--- Source excerpt ---

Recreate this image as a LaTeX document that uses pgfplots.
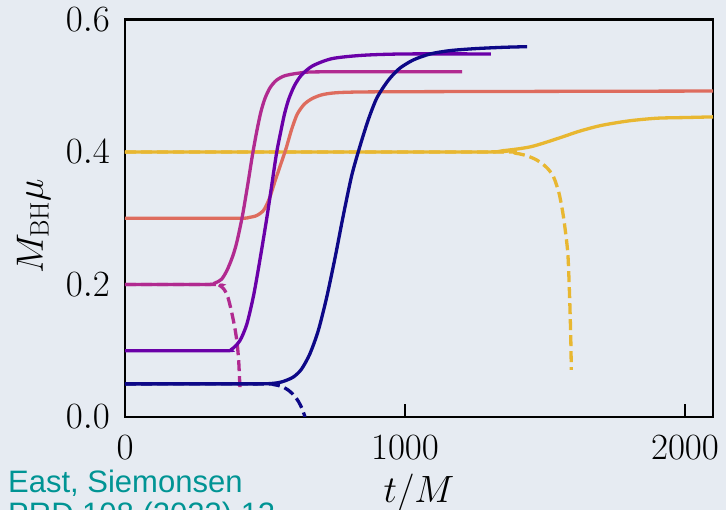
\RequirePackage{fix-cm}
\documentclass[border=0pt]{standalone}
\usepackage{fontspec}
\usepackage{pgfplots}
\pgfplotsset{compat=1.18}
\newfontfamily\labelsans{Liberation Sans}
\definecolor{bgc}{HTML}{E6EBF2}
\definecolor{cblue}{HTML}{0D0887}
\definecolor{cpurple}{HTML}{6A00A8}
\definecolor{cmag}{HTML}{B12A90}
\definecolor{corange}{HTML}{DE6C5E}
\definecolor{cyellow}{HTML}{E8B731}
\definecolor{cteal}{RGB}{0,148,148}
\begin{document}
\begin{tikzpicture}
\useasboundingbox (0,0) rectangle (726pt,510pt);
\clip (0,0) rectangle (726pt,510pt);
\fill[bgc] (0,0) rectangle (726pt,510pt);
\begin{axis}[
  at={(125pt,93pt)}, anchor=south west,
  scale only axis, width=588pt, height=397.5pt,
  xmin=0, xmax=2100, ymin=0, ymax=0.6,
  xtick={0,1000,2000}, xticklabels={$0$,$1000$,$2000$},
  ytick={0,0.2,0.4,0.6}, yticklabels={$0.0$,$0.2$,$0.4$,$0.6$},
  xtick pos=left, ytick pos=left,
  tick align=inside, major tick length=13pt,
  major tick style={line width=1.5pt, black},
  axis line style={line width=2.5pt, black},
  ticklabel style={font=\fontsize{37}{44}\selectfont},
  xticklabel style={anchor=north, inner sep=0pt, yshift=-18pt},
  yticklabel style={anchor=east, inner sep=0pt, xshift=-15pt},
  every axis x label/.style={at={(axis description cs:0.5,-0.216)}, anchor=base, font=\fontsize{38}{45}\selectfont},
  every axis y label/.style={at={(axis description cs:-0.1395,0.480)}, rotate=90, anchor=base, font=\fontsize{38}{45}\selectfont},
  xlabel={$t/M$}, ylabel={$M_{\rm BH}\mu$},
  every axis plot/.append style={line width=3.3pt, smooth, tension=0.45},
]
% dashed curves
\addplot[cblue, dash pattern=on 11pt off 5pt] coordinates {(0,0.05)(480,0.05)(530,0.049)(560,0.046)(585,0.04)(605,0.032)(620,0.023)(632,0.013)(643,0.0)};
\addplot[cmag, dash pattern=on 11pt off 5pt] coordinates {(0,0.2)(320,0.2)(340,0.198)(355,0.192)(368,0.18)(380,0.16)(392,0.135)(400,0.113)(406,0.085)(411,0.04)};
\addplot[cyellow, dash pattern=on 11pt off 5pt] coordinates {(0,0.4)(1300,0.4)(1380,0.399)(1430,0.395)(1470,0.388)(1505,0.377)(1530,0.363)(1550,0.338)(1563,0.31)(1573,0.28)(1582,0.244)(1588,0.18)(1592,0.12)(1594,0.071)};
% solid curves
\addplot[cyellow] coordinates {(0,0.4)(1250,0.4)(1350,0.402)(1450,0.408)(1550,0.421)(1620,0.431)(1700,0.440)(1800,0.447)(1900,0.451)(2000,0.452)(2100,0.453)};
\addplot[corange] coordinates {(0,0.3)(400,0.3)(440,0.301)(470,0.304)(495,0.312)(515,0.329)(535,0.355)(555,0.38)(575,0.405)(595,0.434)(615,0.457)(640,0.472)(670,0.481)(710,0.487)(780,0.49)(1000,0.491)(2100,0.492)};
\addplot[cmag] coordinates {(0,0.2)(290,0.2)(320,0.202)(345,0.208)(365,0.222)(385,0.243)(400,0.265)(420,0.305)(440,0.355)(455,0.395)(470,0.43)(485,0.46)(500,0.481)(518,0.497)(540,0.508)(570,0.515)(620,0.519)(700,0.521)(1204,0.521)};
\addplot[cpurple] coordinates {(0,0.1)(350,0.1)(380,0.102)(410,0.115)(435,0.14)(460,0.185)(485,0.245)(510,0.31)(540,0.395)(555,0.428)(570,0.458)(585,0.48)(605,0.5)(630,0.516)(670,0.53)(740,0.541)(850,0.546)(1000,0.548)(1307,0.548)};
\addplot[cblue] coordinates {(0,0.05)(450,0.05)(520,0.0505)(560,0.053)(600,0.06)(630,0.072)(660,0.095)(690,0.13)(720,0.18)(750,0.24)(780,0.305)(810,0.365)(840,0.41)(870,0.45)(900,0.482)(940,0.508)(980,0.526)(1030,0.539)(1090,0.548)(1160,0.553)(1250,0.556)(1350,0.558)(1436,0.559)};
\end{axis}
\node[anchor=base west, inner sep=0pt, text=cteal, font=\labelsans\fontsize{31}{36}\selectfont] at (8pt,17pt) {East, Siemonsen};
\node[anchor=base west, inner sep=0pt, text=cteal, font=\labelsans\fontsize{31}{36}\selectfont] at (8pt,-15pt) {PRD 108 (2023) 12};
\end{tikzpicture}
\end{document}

---

**Set problem**
Repeat the material verbatim. Do not carry over any picture.

**Response to the task**
Recreate this image as a LaTeX document that uses pgfplots.
\RequirePackage{fix-cm}
\documentclass[border=0pt]{standalone}
\usepackage{fontspec}
\usepackage{pgfplots}
\pgfplotsset{compat=1.18}
\newfontfamily\labelsans{Liberation Sans}
\definecolor{bgc}{HTML}{E6EBF2}
\definecolor{cblue}{HTML}{0D0887}
\definecolor{cpurple}{HTML}{6A00A8}
\definecolor{cmag}{HTML}{B12A90}
\definecolor{corange}{HTML}{DE6C5E}
\definecolor{cyellow}{HTML}{E8B731}
\definecolor{cteal}{RGB}{0,148,148}
\begin{document}
\begin{tikzpicture}
\useasboundingbox (0,0) rectangle (726pt,510pt);
\clip (0,0) rectangle (726pt,510pt);
\fill[bgc] (0,0) rectangle (726pt,510pt);
\begin{axis}[
  at={(125pt,93pt)}, anchor=south west,
  scale only axis, width=588pt, height=397.5pt,
  xmin=0, xmax=2100, ymin=0, ymax=0.6,
  xtick={0,1000,2000}, xticklabels={$0$,$1000$,$2000$},
  ytick={0,0.2,0.4,0.6}, yticklabels={$0.0$,$0.2$,$0.4$,$0.6$},
  xtick pos=left, ytick pos=left,
  tick align=inside, major tick length=13pt,
  major tick style={line width=1.5pt, black},
  axis line style={line width=2.5pt, black},
  ticklabel style={font=\fontsize{37}{44}\selectfont},
  xticklabel style={anchor=north, inner sep=0pt, yshift=-18pt},
  yticklabel style={anchor=east, inner sep=0pt, xshift=-15pt},
  every axis x label/.style={at={(axis description cs:0.5,-0.216)}, anchor=base, font=\fontsize{38}{45}\selectfont},
  every axis y label/.style={at={(axis description cs:-0.1395,0.480)}, rotate=90, anchor=base, font=\fontsize{38}{45}\selectfont},
  xlabel={$t/M$}, ylabel={$M_{\rm BH}\mu$},
  every axis plot/.append style={line width=3.3pt, smooth, tension=0.45},
]
% dashed curves
\addplot[cblue, dash pattern=on 11pt off 5pt] coordinates {(0,0.05)(480,0.05)(530,0.049)(560,0.046)(585,0.04)(605,0.032)(620,0.023)(632,0.013)(643,0.0)};
\addplot[cmag, dash pattern=on 11pt off 5pt] coordinates {(0,0.2)(320,0.2)(340,0.198)(355,0.192)(368,0.18)(380,0.16)(392,0.135)(400,0.113)(406,0.085)(411,0.04)};
\addplot[cyellow, dash pattern=on 11pt off 5pt] coordinates {(0,0.4)(1300,0.4)(1380,0.399)(1430,0.395)(1470,0.388)(1505,0.377)(1530,0.363)(1550,0.338)(1563,0.31)(1573,0.28)(1582,0.244)(1588,0.18)(1592,0.12)(1594,0.071)};
% solid curves
\addplot[cyellow] coordinates {(0,0.4)(1250,0.4)(1350,0.402)(1450,0.408)(1550,0.421)(1620,0.431)(1700,0.440)(1800,0.447)(1900,0.451)(2000,0.452)(2100,0.453)};
\addplot[corange] coordinates {(0,0.3)(400,0.3)(440,0.301)(470,0.304)(495,0.312)(515,0.329)(535,0.355)(555,0.38)(575,0.405)(595,0.434)(615,0.457)(640,0.472)(670,0.481)(710,0.487)(780,0.49)(1000,0.491)(2100,0.492)};
\addplot[cmag] coordinates {(0,0.2)(290,0.2)(320,0.202)(345,0.208)(365,0.222)(385,0.243)(400,0.265)(420,0.305)(440,0.355)(455,0.395)(470,0.43)(485,0.46)(500,0.481)(518,0.497)(540,0.508)(570,0.515)(620,0.519)(700,0.521)(1204,0.521)};
\addplot[cpurple] coordinates {(0,0.1)(350,0.1)(380,0.102)(410,0.115)(435,0.14)(460,0.185)(485,0.245)(510,0.31)(540,0.395)(555,0.428)(570,0.458)(585,0.48)(605,0.5)(630,0.516)(670,0.53)(740,0.541)(850,0.546)(1000,0.548)(1307,0.548)};
\addplot[cblue] coordinates {(0,0.05)(450,0.05)(520,0.0505)(560,0.053)(600,0.06)(630,0.072)(660,0.095)(690,0.13)(720,0.18)(750,0.24)(780,0.305)(810,0.365)(840,0.41)(870,0.45)(900,0.482)(940,0.508)(980,0.526)(1030,0.539)(1090,0.548)(1160,0.553)(1250,0.556)(1350,0.558)(1436,0.559)};
\end{axis}
\node[anchor=base west, inner sep=0pt, text=cteal, font=\labelsans\fontsize{31}{36}\selectfont] at (8pt,17pt) {East, Siemonsen};
\node[anchor=base west, inner sep=0pt, text=cteal, font=\labelsans\fontsize{31}{36}\selectfont] at (8pt,-15pt) {PRD 108 (2023) 12};
\end{tikzpicture}
\end{document}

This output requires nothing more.